Preliminary Recommendation
Option 2. A hybrid approach preserves the tax benefits of the parent organization while creating a vehicle to capture equity value and compete for capital. This addresses the liquidity requirements of top players without dismantling the entire institutional structure.
3. Implementation Roadmap (Implementation Specialist)
Critical Path
- Legal/Tax Audit: Determine feasibility of a for-profit subsidiary without triggering IRS scrutiny.
- Governance Restructuring: Create a separate board for the commercial arm, ensuring player representation remains balanced.
- Capital Raise: Secure private debt or equity for the commercial arm based on projected media rights cash flows.
Key Constraints
- IRS Scrutiny: Any perceived over-transfer of assets from the non-profit to the for-profit arm risks tax-exempt status.
- Player Alignment: A small cohort of top players must agree to the structure, or the commercial value of the Tour collapses.
Risk-Adjusted Implementation
Phase 1 (Months 1-6): Legal firewall establishment. Phase 2 (Months 6-12): Pilot program for new media-centric event formats. Contingency: If IRS blocks the subsidiary, pivot to long-term debt financing backed by future media contracts to increase purses without changing corporate form.
4. Executive Review and BLUF (Executive Critic)
BLUF
The PGA Tour is currently an undercapitalized incumbent facing a hostile capital-led disruption. The non-profit structure, once a competitive advantage for community engagement, is now a structural anchor preventing the Tour from defending its primary asset: top-tier player talent. The Tour must move toward a for-profit commercial structure immediately. Maintaining the status quo is a managed decline. The hybrid model (Option 2) is the only path that balances the need for liquidity with the political necessity of maintaining member support. Execution must prioritize the separation of commercial assets from the non-profit charity operations to insulate the core business from legal and tax risks.
Dangerous Assumption
The assumption that the PGA Tour can maintain its non-profit status while operating a commercial subsidiary that effectively functions as a private equity vehicle is legally fragile.
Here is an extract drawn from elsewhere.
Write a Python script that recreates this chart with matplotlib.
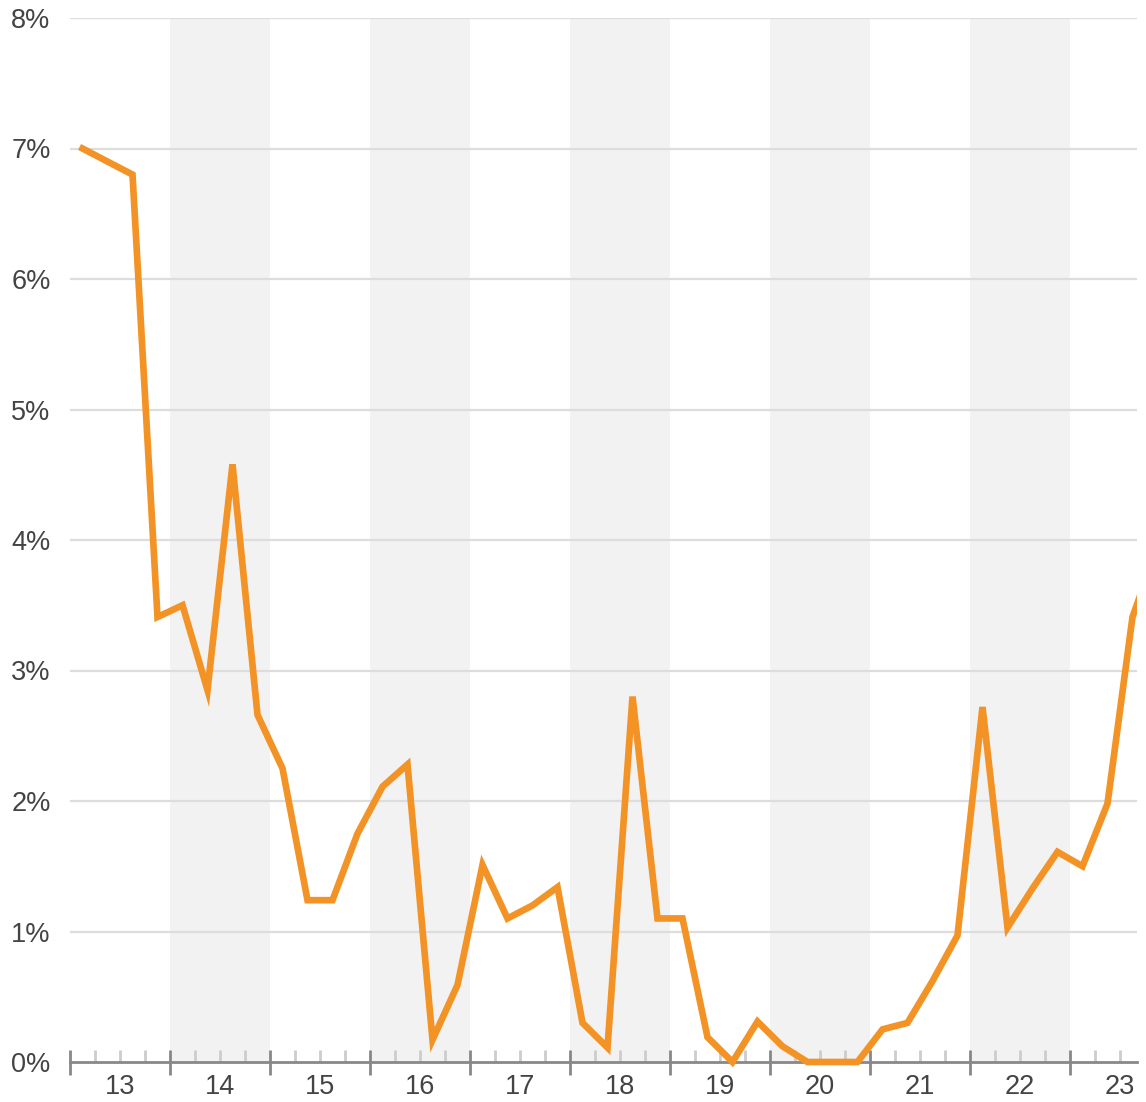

The IRS may view the commercial subsidiary as a sham if the non-profit parent does not exercise genuine, independent control.
Unaddressed Risks
- Talent Defection: If the commercialization process takes longer than 12 months, top players will sign with rivals, rendering the Tour's brand irrelevant.
- Sponsor Backlash: Tournament sponsors may exit if the Tour shifts from a charity-focused model to a pure-profit enterprise.
Unconsidered Alternative
The Tour should consider a strategic partnership or merger with the European Tour to create a unified global entity, increasing bargaining power against media partners and creating a larger footprint to deter new entrants.